Tidak hanya dampak ekonomi, pemerintah juga harus menjamin atas pencegahan, pengobatan, dan pengendalian segala penyakit yang ditimbulkan dari COVID-19, perbaikan semua aspek kesehatan dan ketersediaan alat perlindungan keluarga untuk pencegahan COVID-19, serta penciptaan kondisi-kondisi yang akan menjamin semua pelayanan dan perhatian medis dalam hal sakitnya seseorang. Bentuk perlindungan dan pemenuhan Negara mengenai HAM adalah melalui peraturan per-Undang-Undangan, yaitu dengan membuat instrumen kebijakan serta menunaikan kewajibannya untuk menanggulangi COVID-19 di Indonesia.
Pandemi ini secara tidak langsung memunculkan ancaman yang berlipat-lipat bagi warga winong selain dampak yang masih ditimbul akibat tetap beroperasinya PLTU Batubara PT S2P terhadap kehidupan sehari-hari, khususnya tanggung jawab domestik masih sering melekat dan dibebankan kepada perempuan.
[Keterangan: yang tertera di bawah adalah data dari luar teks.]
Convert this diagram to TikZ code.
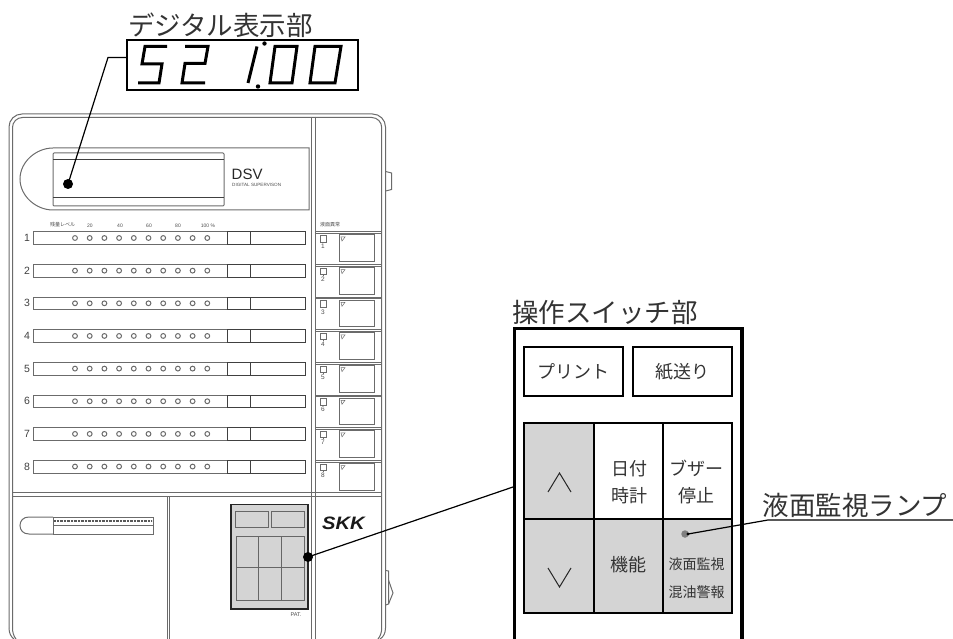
\documentclass[tikz,border=0pt]{standalone}
\usepackage{fontspec}
\setmainfont{Liberation Sans}
\newfontfamily\jp{Noto Sans CJK JP}
\definecolor{panelgray}{gray}{0.42}
\definecolor{keygray}{gray}{0.83}
\definecolor{txt}{gray}{0.2}
\tikzset{
  panel/.style={draw=panelgray,line width=1pt},
  darkline/.style={draw=black!75,line width=1pt},
  seg/.style={draw=black,line width=3pt,line join=miter},
  title/.style={inner sep=0pt,text=txt,font=\jp\fontsize{26.5}{26.5}\selectfont},
  key/.style={inner sep=0pt,text=txt,font=\jp\fontsize{18}{27}\selectfont,align=center},
  smallkey/.style={inner sep=0pt,text=txt,font=\jp\fontsize{14}{28}\selectfont,align=center},
  tiny/.style={inner sep=0pt,text=black!70,font=\fontsize{5}{5}\selectfont},
  rownum/.style={inner sep=0pt,text=black!75,font=\fontsize{10.5}{10.5}\selectfont},
  cell/.style={draw=black,line width=1.2pt,minimum width=0pt,inner sep=0pt},
  leader/.style={draw=black,line width=1.2pt},
  bigdot/.style={circle,fill=black,inner sep=0pt,minimum size=10pt}
}
\begin{document}
\begin{tikzpicture}[x=1pt,y=-1pt]
\useasboundingbox (0,0) rectangle (953,639);
\clip (0,0) rectangle (953,639);
% titles
\node[title] (t1) at (220.5,25) {デジタル表示部};
\node[title] (t2) at (605,312) {操作スイッチ部};
\node[title] (t3) at (855,505) {液面監視ランプ};
% display
\node[draw=black,line width=1.4pt,minimum width=231pt,minimum height=50pt,inner sep=0pt] (disp) at (242.5,65) {};
\draw[seg] (167,46.5)--(145,46.5)--(142,64)--(162,64)--(159,83)--(138,83);
\draw[seg] (185,46.5)--(208,46.5)--(205,63.5)--(185,63.5)--(182,83)--(205,83);
\draw[seg] (257,46.5)--(248,83);
\draw[seg] (275,46.5)--(297,46.5)--(292,83)--(270,83)--cycle;
\draw[seg] (315,46.5)--(341,46.5)--(335,83)--(310,83)--cycle;
\fill (264.5,43.5) circle (2.2);
\fill (258,86.5) circle (2.2);
% panel body
\draw[panel,rounded corners=13pt] (9,628) -- (9,114) -- (385.5,114) -- (385.5,628);
\draw[panel,rounded corners=10pt] (12.5,628) -- (12.5,117.5) -- (381.7,117.5) -- (381.7,628);
\draw[panel] (311.7,117) -- (311.7,645) (315.7,117) -- (315.7,645);
\draw[panel] (9,628) .. controls (9,633) and (11,637) .. (14,639);
\draw[panel] (12.5,628) .. controls (12.5,632) and (13.5,636) .. (16,639);
\draw[panel] (385.5,628) .. controls (385.5,633) and (383.5,637) .. (380,639);
\draw[panel] (381.7,628) .. controls (381.7,632) and (380.5,636) .. (378,639);
% side tabs
\draw[panel] (385.7,171.5) -- (391.5,173) -- (391.5,189.5) -- (385.7,191);
\draw[panel] (385.7,570.5) -- (388.5,571) -- (388.5,604) -- (385.7,605);
\draw[panel] (388.5,580) -- (393,593) -- (388.5,604);
% display window
\draw[panel] (53,148) .. controls (36,148) and (20,162) .. (20,179) .. controls (20,196) and (36,210) .. (53,210) -- (309,210) -- (309,148) -- cycle;
\draw[panel,rounded corners=1pt] (53,153) rectangle (224,206);
\draw[darkline] (53,160) -- (224,160) (53,198) -- (224,198);
\node[inner sep=0pt,anchor=west,text=black!85,font=\fontsize{15}{15}\selectfont] (dsv) at (231.5,174.5) {DSV};
\node[tiny,anchor=west,font=\fontsize{4.6}{5}\selectfont] (dsvs) at (232,185) {DIGITAL SUPERVISON};
% scale
\node[tiny,font=\jp\fontsize{5}{5}\selectfont] (lvl) at (62.5,225) {残量レベル};
\node[tiny] (s20) at (90,225.5) {20};
\node[tiny] (s40) at (120,225.5) {40};
\node[tiny] (s60) at (149,225.5) {60};
\node[tiny] (s80) at (178,225.5) {80};
\node[tiny] (s100) at (208,225.5) {100 \%};
\node[tiny,font=\jp\fontsize{5}{5}\selectfont] (lq) at (330,224.5) {液面異常};
% rows
\foreach \n [evaluate=\n as \y using {232+(\n-1)*32.65}] in {1,...,8}{
  \draw[panel] (33.5,\y) rectangle (305,\y+12.5);
  \draw[darkline] (227.5,\y) rectangle (305,\y+12.5) (250.5,\y) -- (250.5,\y+12.5);
  \foreach \k in {0,...,9}
    \draw[panel] (75+\k*14.7,\y+6) circle (2.4);
  \node[rownum] (r\n) at (27,\y+6) {\n};
  \draw[panel] (315.7,\y) -- (381.7,\y) (315.7,\y+1.5) -- (381.7,\y+1.5);
  \draw[panel] (320,\y+3.5) rectangle (326,\y+10);
  \draw[panel] (323,\y+10) -- (323,\y+11);
  \node[tiny,font=\fontsize{6.5}{6.5}\selectfont] (q\n) at (323,\y+14.5) {\n};
  \draw[panel] (339,\y+3) rectangle (374,\y+29.5);
  \draw[panel,line width=0.5pt] (341,\y+5) -- (345,\y+5) -- (342,\y+9) -- cycle;
}
% lower part
\draw[panel] (12.5,492.3) -- (381.7,492.3) (12.5,496) -- (381.7,496);
\draw[panel] (167,496) -- (167,645) (169.3,496) -- (169.3,645);
\draw[panel] (53,517) -- (29,517) .. controls (23,517) and (20,521) .. (20,525.5) .. controls (20,530) and (23,534) .. (29,534) -- (53,534);
\draw[panel] (53,517) -- (153,517) -- (153,534) -- (53,534) -- cycle (53,525) -- (153,525);
\draw[draw=black!65,line width=1.4pt,dash pattern=on 0.8pt off 0.6pt] (54,520.8) -- (152,520.8);
% small switch box
\node[draw=black!85,fill=keygray,line width=1.5pt,minimum width=77pt,minimum height=104.5pt,inner sep=0pt] (sw) at (269.5,556.8) {};
\draw[panel,draw=black!60] (235.5,511) rectangle (268,527.5) (271.5,511) rectangle (304,527.5);
\draw[panel,draw=black!60] (236,536.5) rectangle (304,600) (258.5,536.5) -- (258.5,600) (281.5,536.5) -- (281.5,600) (236,567.5) -- (304,567.5);
\node[tiny,font=\fontsize{5.5}{5.5}\selectfont] (pat) at (296,614.5) {PAT.};
\node[inner sep=0pt,text=black!90,xscale=1.12,font=\bfseries\itshape\fontsize{18}{18}\selectfont] (skk) at (343.5,523) {SKK};
% big switch panel
\draw[draw=black,line width=3.4pt] (514.5,650) |- (742,328.5) -- (742,650);
\node[cell,minimum width=99pt,minimum height=49pt,key] (print) at (573.5,371.5) {プリント};
\node[cell,minimum width=99pt,minimum height=49pt,key] (feed) at (682.5,371.5) {紙送り};
\node[cell,fill=keygray,minimum width=70pt,minimum height=96pt] (up) at (559,471) {};
\node[cell,minimum width=69pt,minimum height=96pt,key] (date) at (628.5,471) {};
\node[cell,minimum width=69pt,minimum height=96pt,key] (buz) at (697.5,471) {};
\node[cell,fill=keygray,minimum width=70pt,minimum height=94pt] (down) at (559,566) {};
\node[cell,fill=keygray,minimum width=69pt,minimum height=94pt] (func) at (628.5,566) {};
\node[cell,fill=keygray,minimum width=69pt,minimum height=94pt] (alarm) at (697.5,566) {};
\node[key] (datet) at (629,482) {日付\\時計};
\node[key] (buzt) at (696,482) {ブザー\\停止};
\node[key] (funct) at (628.5,564.5) {機能};
\node[smallkey] (alarmt) at (696.5,578) {液面監視\\混油警報};
\draw[black!85,line width=1pt] (548,492) -- (559.5,473) -- (571,492);
\draw[black!85,line width=1pt] (548,568) -- (559.5,587) -- (571,568);
% leaders
\node[bigdot] (d1) at (68,184) {};
\node[bigdot] (d2) at (308,557) {};
\node[circle,fill=gray,inner sep=0pt,minimum size=7.5pt] (lamp) at (685,534) {};
\coordinate (k1) at (108,57.5);
\coordinate (k3) at (768,520);
\coordinate (e3) at (953,520);
\coordinate (bx) at (513,487);
\draw[leader] (disp.west |- k1) -- (k1) -- (d1.center);
\draw[leader] (d2.center) -- (bx);
\fill (lamp.center)+(3,0) circle (1.6);
\draw[leader] (lamp.center)++(3,0) -- (k3) -- (e3);
\end{tikzpicture}
\end{document}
Meski terkadang minimnya penghasilan di musim pandemi seperti ini seringkali membuat perempuan menjadi bergantung pada laki-laki. Bukan tidak mungkin perempuan juga memiliki peran strategis dalam memerangi wabah, perempuan merupakan aktor yang paling penting dan berperan dalam memutar keuangan keluarga serta kebutuhan sehari-hari. Tidak hanya itu, perempuan bisa dibilang orang yang paling mengetahui kebutuhan keseharian anggota keluarganya, penggerak sosial, serta perawat bagi keluarganya. Hal ini akan berjalan lancar, tentunya dengan didukung pembagian peran yang proporsional dalam rumah tangga serta mengubah pembagian kerja secara seksualitas untuk sama-sama mencegah Pandemi COVID-19 dari unsur yang paling kecil, yakni keluaga.